I remember as a young acting student, I always felt the need to please, to do what I thought would please the teacher and was always trying to second-guess what the director wanted. In class, at times it can feel like who you are or what you’re doing is never good enough. Class after class you try your best, put yourself on the line, put your blood sweat and tears into the work and still your habits are pointed out constantly and the ongoing criticism starts to seem personal. What a good acting teacher is trying to find is the true essence of who you are. They’re trying to cultivate a clean slate, both physically and psychologically, which can be developed, layer-by-layer to create a persona outside of ourselves. But that clean slate isn’t a blank canvas, it is full of your individual life experience, your successes and failures, your heartbreak and joy, your trauma and elation, all of the unique experiences that make you who you are. By becoming a blank slate you are allowing those experiences to be accessed and shared as you choose, without fear and without judgment, and that requires a huge amount of courage.

As a movement teacher it is important for me to acknowledge that no two people are alike, that no two bodies are exactly the same and although the work that I teach may have a strict form, it will fit different bodies in different ways. For me, I am intrigued by how the same form can be expressed differently on different bodies. I look not only at how different physiques tell their own unique stories, but how the souls that embody that physique fill the form and bring the person within to the forefront.

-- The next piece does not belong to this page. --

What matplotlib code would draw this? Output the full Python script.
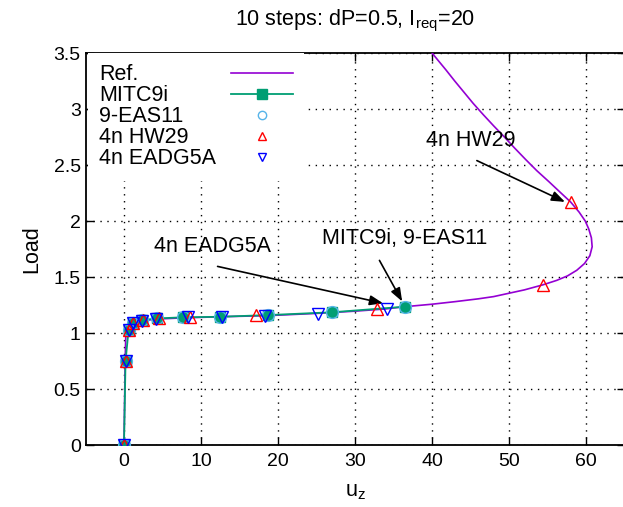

I’m not interested in training clones that can perfectly execute movements, I’m interested in cultivating a sense of authenticity to allow my students to find how their body speaks, how they themselves speak. And with this sensibility it is my hope that by developing an acute understanding of their authentic physicality they will be able to discover their own physical clean slate from which they can build a fully realized character.

We develop habits early in life to hide our authenticity. We develop learned behavior, whether it be physical, vocal or psychological, as a response to our upbringing and how we have learned to be in this world. Once we are aware of these habits and can point to them, it gives us a practical way to start shedding these things that shield the world from our authentic self. The clean slate can only be achieved once these habits disappear. But what is the best way to get rid of these habits? Is it just a matter of repetitive training, like a dog learning new tricks so that eventually you shed what isn’t serving you? Or once we come to this realization is there a way to stop fighting against the negative, ‘I should do this, I should do that,’ and find a more positive way to uncover your authenticity?

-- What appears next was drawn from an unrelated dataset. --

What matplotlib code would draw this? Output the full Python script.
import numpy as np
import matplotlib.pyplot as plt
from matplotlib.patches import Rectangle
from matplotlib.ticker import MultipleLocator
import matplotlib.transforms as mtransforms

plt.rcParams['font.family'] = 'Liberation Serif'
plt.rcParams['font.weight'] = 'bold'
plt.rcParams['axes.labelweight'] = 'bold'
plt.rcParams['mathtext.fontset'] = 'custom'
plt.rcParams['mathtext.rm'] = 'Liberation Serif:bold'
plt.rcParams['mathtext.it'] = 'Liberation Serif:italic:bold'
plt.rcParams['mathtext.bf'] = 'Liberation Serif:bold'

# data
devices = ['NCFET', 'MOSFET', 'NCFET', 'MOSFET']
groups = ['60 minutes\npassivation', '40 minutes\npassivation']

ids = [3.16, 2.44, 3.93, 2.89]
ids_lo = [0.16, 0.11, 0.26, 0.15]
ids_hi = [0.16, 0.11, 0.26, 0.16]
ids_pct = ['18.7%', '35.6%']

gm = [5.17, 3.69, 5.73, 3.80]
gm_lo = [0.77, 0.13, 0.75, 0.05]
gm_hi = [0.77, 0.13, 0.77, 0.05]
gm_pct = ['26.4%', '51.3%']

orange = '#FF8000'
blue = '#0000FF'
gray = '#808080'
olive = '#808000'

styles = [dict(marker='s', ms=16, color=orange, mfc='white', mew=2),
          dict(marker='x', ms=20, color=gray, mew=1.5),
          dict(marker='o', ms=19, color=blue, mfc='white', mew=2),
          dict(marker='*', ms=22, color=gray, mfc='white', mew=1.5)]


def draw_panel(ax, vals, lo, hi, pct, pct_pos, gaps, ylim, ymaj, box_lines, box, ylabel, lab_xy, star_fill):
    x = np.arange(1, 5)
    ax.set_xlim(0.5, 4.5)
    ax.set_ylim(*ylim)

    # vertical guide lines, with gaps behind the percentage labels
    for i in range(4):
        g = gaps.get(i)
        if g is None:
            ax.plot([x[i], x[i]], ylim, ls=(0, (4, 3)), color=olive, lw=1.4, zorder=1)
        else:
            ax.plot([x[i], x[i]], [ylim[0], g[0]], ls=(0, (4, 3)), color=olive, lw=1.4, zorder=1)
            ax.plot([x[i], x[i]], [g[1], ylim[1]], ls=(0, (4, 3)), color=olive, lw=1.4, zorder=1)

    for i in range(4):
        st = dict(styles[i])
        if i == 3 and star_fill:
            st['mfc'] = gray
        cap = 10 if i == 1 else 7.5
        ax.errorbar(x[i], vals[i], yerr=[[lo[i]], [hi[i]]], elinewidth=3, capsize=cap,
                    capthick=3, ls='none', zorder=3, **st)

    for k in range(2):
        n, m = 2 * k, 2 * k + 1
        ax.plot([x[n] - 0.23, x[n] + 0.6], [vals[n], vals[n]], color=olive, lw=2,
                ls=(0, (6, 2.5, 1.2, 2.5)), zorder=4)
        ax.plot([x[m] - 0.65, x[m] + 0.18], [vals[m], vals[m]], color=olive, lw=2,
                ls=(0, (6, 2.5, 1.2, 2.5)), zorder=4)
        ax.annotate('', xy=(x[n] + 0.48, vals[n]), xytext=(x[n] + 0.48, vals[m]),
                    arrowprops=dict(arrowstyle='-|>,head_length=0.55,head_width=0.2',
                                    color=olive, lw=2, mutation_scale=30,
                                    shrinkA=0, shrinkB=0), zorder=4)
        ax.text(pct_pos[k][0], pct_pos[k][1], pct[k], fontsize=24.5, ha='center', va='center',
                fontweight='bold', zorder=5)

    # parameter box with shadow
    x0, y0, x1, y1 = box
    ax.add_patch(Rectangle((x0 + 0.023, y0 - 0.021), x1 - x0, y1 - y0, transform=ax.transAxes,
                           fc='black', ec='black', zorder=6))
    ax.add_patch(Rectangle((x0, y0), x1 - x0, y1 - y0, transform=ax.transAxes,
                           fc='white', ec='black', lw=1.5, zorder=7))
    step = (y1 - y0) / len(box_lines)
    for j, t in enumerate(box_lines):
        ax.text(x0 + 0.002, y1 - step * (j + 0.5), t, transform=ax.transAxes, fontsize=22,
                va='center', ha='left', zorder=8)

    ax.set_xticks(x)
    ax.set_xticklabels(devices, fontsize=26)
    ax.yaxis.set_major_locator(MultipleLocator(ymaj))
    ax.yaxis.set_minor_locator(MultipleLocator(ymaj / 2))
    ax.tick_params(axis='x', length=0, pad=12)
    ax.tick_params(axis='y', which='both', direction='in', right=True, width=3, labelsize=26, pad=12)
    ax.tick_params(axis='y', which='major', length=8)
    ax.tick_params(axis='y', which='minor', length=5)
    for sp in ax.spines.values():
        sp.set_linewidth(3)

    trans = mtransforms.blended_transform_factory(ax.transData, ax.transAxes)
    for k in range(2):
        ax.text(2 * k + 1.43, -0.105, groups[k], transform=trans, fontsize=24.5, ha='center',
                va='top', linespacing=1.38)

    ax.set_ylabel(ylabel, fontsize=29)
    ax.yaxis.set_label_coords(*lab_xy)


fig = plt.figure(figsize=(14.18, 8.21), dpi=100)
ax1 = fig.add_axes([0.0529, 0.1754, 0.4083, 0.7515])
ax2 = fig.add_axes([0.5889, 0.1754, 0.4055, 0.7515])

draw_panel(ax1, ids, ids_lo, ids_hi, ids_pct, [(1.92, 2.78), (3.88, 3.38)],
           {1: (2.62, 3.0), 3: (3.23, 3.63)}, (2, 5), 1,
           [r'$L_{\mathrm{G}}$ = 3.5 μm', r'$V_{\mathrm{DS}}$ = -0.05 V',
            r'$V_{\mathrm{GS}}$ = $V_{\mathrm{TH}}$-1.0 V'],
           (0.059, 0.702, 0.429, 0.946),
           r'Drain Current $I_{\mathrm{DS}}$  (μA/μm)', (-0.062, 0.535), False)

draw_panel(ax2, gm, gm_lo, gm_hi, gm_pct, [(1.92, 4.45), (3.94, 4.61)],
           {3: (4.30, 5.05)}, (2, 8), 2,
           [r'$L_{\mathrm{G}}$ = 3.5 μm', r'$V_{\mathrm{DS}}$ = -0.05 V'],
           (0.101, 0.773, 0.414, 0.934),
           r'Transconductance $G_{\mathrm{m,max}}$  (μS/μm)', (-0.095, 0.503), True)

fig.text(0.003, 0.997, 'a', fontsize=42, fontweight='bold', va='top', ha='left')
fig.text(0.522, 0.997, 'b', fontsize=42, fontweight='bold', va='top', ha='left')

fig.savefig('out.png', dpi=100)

The Suzuki Method of Actor training is a series of very strict physical forms, which are impossible to perfect. It puts a mirror up to an actor’s physical, vocal and psychological habits and insists that you face the very essence of you who are, dig deep inside, examine what you find and use this information to find your true potential. The training can be extremely daunting and from the outside, or depending on the way it’s taught, misconstrued as just a crazy series of ridiculously strenuous exercises. But there is way more depth in the work than appears on the surface. Once the forms are learned, I find it is imperative that the actor finds the freedom within the form, that they bring themselves to the work in order to develop their own potential within this framework of enormous physical and psychological obstacles. They need to find how the form speaks to them and develop their own point of view in the training.

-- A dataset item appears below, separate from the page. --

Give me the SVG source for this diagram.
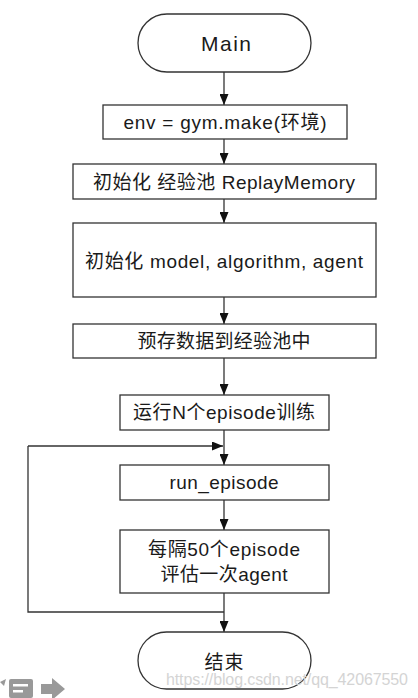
<svg xmlns="http://www.w3.org/2000/svg" width="418" height="698" viewBox="0 0 418 698">
<style>
.box{fill:#fff;stroke:#333;stroke-width:1.3}
.t{font-family:"Liberation Sans","Noto Sans CJK SC",sans-serif;font-size:19px;fill:#1a1a1a;text-anchor:middle}
.c{fill:none;stroke:#333;stroke-width:1.3}
.wm{font-family:"Liberation Sans",sans-serif;font-size:16px;fill:#d4d4d4}
</style>
<defs>
<marker id="ah" markerUnits="userSpaceOnUse" markerWidth="11" markerHeight="9" refX="11" refY="4.5" orient="auto">
<path d="M0,0 L11,4.5 L0,9 z" fill="#111"/>
</marker>
</defs>
<rect width="418" height="698" fill="#fff"/>
<g id="connectors">
<line class="c" x1="224" y1="72" x2="224" y2="105" marker-end="url(#ah)"/>
<line class="c" x1="224" y1="139" x2="224" y2="164" marker-end="url(#ah)"/>
<line class="c" x1="224" y1="199" x2="224" y2="223" marker-end="url(#ah)"/>
<line class="c" x1="224" y1="297" x2="224" y2="324" marker-end="url(#ah)"/>
<line class="c" x1="224" y1="358" x2="224" y2="395" marker-end="url(#ah)"/>
<line class="c" x1="224" y1="430" x2="224" y2="465" marker-end="url(#ah)"/>
<line class="c" x1="28" y1="446" x2="223" y2="446" marker-end="url(#ah)"/>
<line class="c" x1="224" y1="500" x2="224" y2="530" marker-end="url(#ah)"/>
<line class="c" x1="224" y1="593" x2="224" y2="632" marker-end="url(#ah)"/>
<polyline class="c" points="224,612 28,612 28,446"/>
</g>
<g id="main">
<rect class="box" x="138" y="14" width="173" height="58" rx="29"/>
<text class="t" x="226" y="51" style="font-size:21px" textLength="50">Main</text>
</g>
<g id="env">
<rect class="box" x="103" y="105" width="244" height="34"/>
<text class="t" x="225" y="129" textLength="203">env = gym.make(环境)</text>
</g>
<g id="replay">
<rect class="box" x="73" y="164" width="303" height="35"/>
<text class="t" x="224" y="189" textLength="262">初始化 经验池 ReplayMemory</text>
</g>
<g id="init">
<rect class="box" x="73" y="223" width="303" height="74"/>
<text class="t" x="224" y="268" textLength="278">初始化 model, algorithm, agent</text>
</g>
<g id="prestore">
<rect class="box" x="73" y="324" width="303" height="34"/>
<text class="t" x="224" y="348" textLength="173">预存数据到经验池中</text>
</g>
<g id="runN">
<rect class="box" x="120" y="395" width="209" height="35"/>
<text class="t" x="224" y="419" textLength="182">运行N个episode训练</text>
</g>
<g id="run_episode">
<rect class="box" x="120" y="465" width="209" height="35"/>
<text class="t" x="224" y="489" textLength="109">run_episode</text>
</g>
<g id="evaluate">
<rect class="box" x="120" y="530" width="209" height="63"/>
<text class="t" x="224" y="556" textLength="152">每隔50个episode</text>
<text class="t" x="224" y="581" textLength="127">评估一次agent</text>
</g>
<g id="end">
<rect class="box" x="138" y="632" width="173" height="57" rx="28.5"/>
<text class="t" x="224" y="669" textLength="39">结束</text>
</g>
<text class="wm" x="166" y="685" textLength="242">https://blog.csdn.net/qq_42067550</text>
<g id="icons" fill="#999">
<path d="M0,682 L6,679 L4,686 z"/>
<rect x="9" y="679" width="24" height="19" rx="2"/>
<rect x="13" y="684" width="15" height="2.5" fill="#fff"/>
<rect x="13" y="690" width="10" height="2.5" fill="#fff"/>
<path d="M41,684 L52,684 L52,678 L65,689 L52,700 L52,694 L41,694 z"/>
</g>
</svg>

There is a lot of debate in the West as to the value of the Suzuki training for Western actors. The method doesn’t seem to align itself with the tradition of the Stanislavski system of psychological motivation or the physical or vocal training that encourages release and relaxation. Yes Suzuki training does seem rigid, it does seem like there is no freedom or flexibility or room for ones own point of view, but I don’t believe it has to be like that. Like any training, I believe that you take what is of use to you and leave that which doesn’t serve you. If you take a deeper look, the value of the Suzuki training and the parallels it draws with Western actor training traditions become clear. One big misconception is that Suzuki training introduces tension to an actor’s body, whereas in fact it is designed to make the actor realize how and when the tension appears when their body is in crisis. Once this realization is made, the actor finds ways to release this tension or channel the tension into useful creative energy. What is acting then, but representing people in a state of crisis? Drama would not be drama without conflict, without crisis. Therefore it is imperative that an actor understands how their own body reacts in moments of crisis and frees themselves of their habitual reactions to this crisis in order to become the clean slate needed to represent someone else’s crisis.

I’m not quite sure what that one student was actually doing in the class in question, what does it mean to focus on authenticity? And don’t get me wrong, I’m not suggesting that having this as a focus was a miraculous shortcut to getting rid of his physical habits. It took a huge amount of work, investigation, struggle and reflection for him to get to this place. My answer is that by bringing himself to the work, he was finding his own voice within the form and allowing himself to be seen. And through his physical instrument we saw a wonderful confluence of different training methods as he applied his knowledge of Suzuki, Meisner, Viewpoints and Linklater. But ultimately, it was through his courage to bring himself to all of these forms that we caught a glimpse of his humanity; a strong but vulnerable human being who was allowing us to see him, who was communicating with truth and honesty and the result was powerful and touching. There is something to be said for letting go of trying to please, letting go of the notion of right and wrong, giving yourself permission to fail and letting the world see your authentic self. If only we all had the courage to do it.